"Fast path" adding trees after interrupting backup

cdhowie · May 6, 2019, 8:28pm

To address the issue raised in this thread about a backup taking too long, it would be helpful if restic could reuse uploaded objects without having to re-hash everything – effectively using a parent snapshot where there isn’t one. This is actually potentially feasible.

We already have tree IDs as a hash of their contents, however this hash includes data hashes which are not known without hashing file contents.

What if trees had an “alternate ID,” which is a hash of a subset of this information: in lexicographical order, the following information about each sub-node is added to the hash:

Name
For files:
- Size
- Mtime
- Inode
- Owner/group
- Mode
For directories:
- The alternate ID for that directory.

For this to be fast, the alternate ID of each tree would have to be included in the index.
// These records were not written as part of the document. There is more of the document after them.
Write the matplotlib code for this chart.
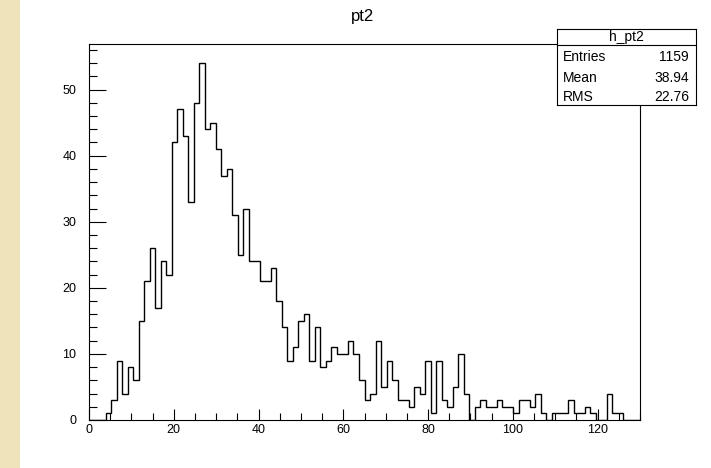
"""ROOT-style histogram of pt2 with a stats box."""

import numpy as np
import matplotlib
matplotlib.use("Agg")
import matplotlib.pyplot as plt
from matplotlib.ticker import MultipleLocator

plt.rcParams["font.family"] = ["Liberation Sans", "DejaVu Sans"]

# histogram h_pt2: 100 bins from 0 to 130
NBINS, XMIN, XMAX = 100, 0.0, 130.0
counts = [
    0, 0, 0, 1, 3, 9, 4, 8, 6, 15,
    21, 26, 17, 24, 22, 42, 47, 43, 33, 48,
    54, 44, 45, 41, 37, 38, 31, 25, 32, 24,
    24, 21, 21, 23, 18, 14, 9, 11, 15, 16,
    9, 14, 8, 9, 11, 10, 10, 12, 10, 6,
    3, 4, 12, 5, 9, 6, 3, 3, 2, 5,
    4, 9, 1, 9, 3, 2, 5, 10, 4, 0,
    2, 3, 2, 2, 3, 2, 2, 1, 3, 3,
    2, 4, 1, 0, 1, 1, 1, 3, 1, 1,
    2, 1, 0, 0, 4, 1, 1, 0, 0, 0,
]
title = "pt2"
stats_name = "h_pt2"
stats_labels = ["Entries", "Mean", "RMS"]
stats_values = ["1159", "38.94", "22.76"]

W, H = 711, 468
fig = plt.figure(figsize=(W / 100, H / 100), dpi=100)
fig.patch.set_facecolor("white")

# parchment strip on the left edge
strip = fig.add_axes([0, 0, 20 / W, 1])
strip.set_facecolor("#efe3bb")
strip.set_xticks([]); strip.set_yticks([])
for s in strip.spines.values():
    s.set_visible(False)

ax = fig.add_axes([89 / W, (H - 420) / H, 551 / W, 376 / H])
edges = np.linspace(XMIN, XMAX, NBINS + 1)
ax.stairs(counts, edges, color="black", lw=1.0, baseline=0)
ax.set_xlim(XMIN, XMAX)
ax.set_ylim(0, 56.9)

ax.xaxis.set_major_locator(MultipleLocator(20))
ax.xaxis.set_minor_locator(MultipleLocator(5))
ax.yaxis.set_major_locator(MultipleLocator(10))
ax.yaxis.set_minor_locator(MultipleLocator(2))
ax.tick_params(which="both", direction="in", top=False, right=False,
               labelsize=9, width=0.8, color="black")
ax.tick_params(axis="y", which="major", length=12, pad=9)
ax.tick_params(axis="y", which="minor", length=6)
ax.tick_params(axis="x", which="major", length=8, pad=3)
ax.tick_params(axis="x", which="minor", length=5)
for s in ax.spines.values():
    s.set_linewidth(0.8)

fig.text(363 / W, 1 - 16 / H, title, ha="center", va="center", fontsize=12)

# stats box
bx = fig.add_axes([557 / W, (H - 105) / H, 139 / W, 76 / H])
bx.set_xlim(0, 1); bx.set_ylim(0, 1)
bx.set_facecolor("white")
bx.set_xticks([]); bx.set_yticks([])
for s in bx.spines.values():
    s.set_linewidth(0.8)
bx.axhline(0.79, color="black", lw=0.8)
bx.text(0.5, 0.895, stats_name, ha="center", va="center", fontsize=10)
for lab, val, yy in zip(stats_labels, stats_values, [0.63, 0.36, 0.11]):
    bx.text(0.04, yy, lab, ha="left", va="center", fontsize=10)
    bx.text(0.95, yy, val, ha="right", va="center", fontsize=10)

fig.savefig("out.png", dpi=100)
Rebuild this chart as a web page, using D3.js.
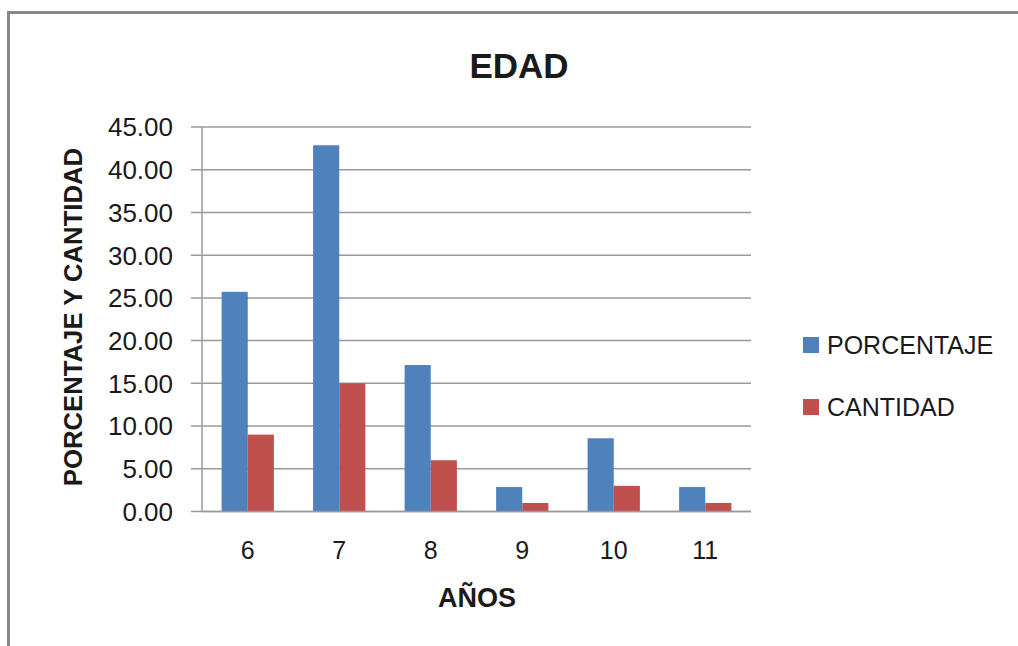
<!DOCTYPE html>
<html>
<head>
<meta charset="utf-8">
<script src="https://cdn.jsdelivr.net/npm/d3@7"></script>
<style>
html,body{margin:0;padding:0;background:#fff;overflow:hidden;}
svg{display:block;}
text{font-family:"Liberation Sans",Arial,sans-serif;fill:#1a1a1a;}
</style>
</head>
<body>
<svg id="chart" width="1018" height="646"></svg>
<script>
const categories = ["6", "7", "8", "9", "10", "11"];
const seriesNames = ["PORCENTAJE", "CANTIDAD"];
const porcentaje = [25.71, 42.86, 17.14, 2.86, 8.57, 2.86];
const cantidad = [9, 15, 6, 1, 3, 1];
const yTicks = [0, 5, 10, 15, 20, 25, 30, 35, 40, 45];
const colors = ["#4F81BD", "#C0504D"];

(function () {
const svg = d3.select("#chart");

// outer frame
svg.append("rect")
  .attr("x", 8.5).attr("y", 12.5)
  .attr("width", 1030).attr("height", 660)
  .attr("fill", "none").attr("stroke", "#888").attr("stroke-width", 3);

const pLeft = 202, pRight = 751, pTop = 127, pBottom = 511.5;

const y = d3.scaleLinear().domain([0, 45]).range([pBottom, pTop]);
const x0 = d3.scaleBand().domain(categories).range([pLeft, pRight]).padding(0);
const bw = x0.bandwidth();
const gap = bw * 0.75 / 3.5;
const x1 = d3.scaleBand().domain(seriesNames).range([gap, bw - gap]).padding(0);
const color = d3.scaleOrdinal().domain(seriesNames).range(colors);

// gridlines
svg.append("g").selectAll("line").data(yTicks).join("line")
  .attr("x1", pLeft - 11).attr("x2", pRight)
  .attr("y1", d => y(d)).attr("y2", d => y(d))
  .attr("stroke", "#9a9a9a").attr("stroke-width", 1.5);

// y axis line
svg.append("line")
  .attr("x1", pLeft).attr("x2", pLeft)
  .attr("y1", pTop).attr("y2", pBottom)
  .attr("stroke", "#9a9a9a").attr("stroke-width", 1.5);

// y tick labels
svg.append("g").selectAll("text").data(yTicks).join("text")
  .attr("x", 173).attr("y", d => y(d))
  .attr("dy", "0.36em")
  .attr("text-anchor", "end")
  .style("font-size", "26px")
  .text(d => d3.format(".2f")(d));

// bars
const rows = categories.map((c, i) => ({cat: c, vals: [
  {s: seriesNames[0], v: porcentaje[i]},
  {s: seriesNames[1], v: cantidad[i]}
]}));

const groups = svg.append("g").selectAll("g").data(rows).join("g")
  .attr("transform", d => `translate(${x0(d.cat)},0)`);
groups.selectAll("rect").data(d => d.vals).join("rect")
  .attr("x", d => x1(d.s))
  .attr("width", x1.bandwidth())
  .attr("y", d => y(d.v))
  .attr("height", d => y(0) - y(d.v))
  .attr("fill", d => color(d.s));

// baseline on top
svg.append("line")
  .attr("x1", pLeft).attr("x2", pRight)
  .attr("y1", pBottom).attr("y2", pBottom)
  .attr("stroke", "#9a9a9a").attr("stroke-width", 1.5);

// x tick labels
svg.append("g").selectAll("text").data(categories).join("text")
  .attr("x", d => x0(d) + bw / 2).attr("y", 559)
  .attr("text-anchor", "middle")
  .style("font-size", "25px")
  .text(d => d);

// title
svg.append("text")
  .attr("x", 519).attr("y", 78)
  .attr("text-anchor", "middle")
  .style("font-size", "35px").style("font-weight", "bold")
  .text("EDAD");

// x axis title
svg.append("text")
  .attr("x", 477).attr("y", 607)
  .attr("text-anchor", "middle")
  .style("font-size", "27px").style("font-weight", "bold")
  .text("AÑOS");

// y axis title
svg.append("text")
  .attr("transform", "translate(82,317) rotate(-90)")
  .attr("text-anchor", "middle")
  .style("font-size", "25.7px").style("font-weight", "bold")
  .text("PORCENTAJE Y CANTIDAD");

// legend
const legend = svg.append("g").selectAll("g").data(seriesNames).join("g")
  .attr("transform", (d, i) => `translate(803,${345 + i * 62})`);
legend.append("rect")
  .attr("x", 0).attr("y", -8).attr("width", 16).attr("height", 16)
  .attr("fill", d => color(d));
legend.append("text")
  .attr("x", 24).attr("y", 0).attr("dy", "0.36em")
  .style("font-size", "25px")
  .text(d => d);
})();
</script>
</body>
</html>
Then, when backing up, a new phase is added before the current archiver phase, possibly as part of scanning: we perform a depth-first crawl of the backup path(s) and compute the alternate ID of every directory on the way back up. If there is a match in the index, then that tree is already backed up. We can extract the tree’s actual ID using the alternate ID as a lookup and prune that entire tree from the backup.

This approach would have the potential to replace the current “parent” mechanism entirely by giving restic the ability to reuse trees from all other snapshots.

As with the current “parent” mechanism, a flag could be added to disable this enhancement.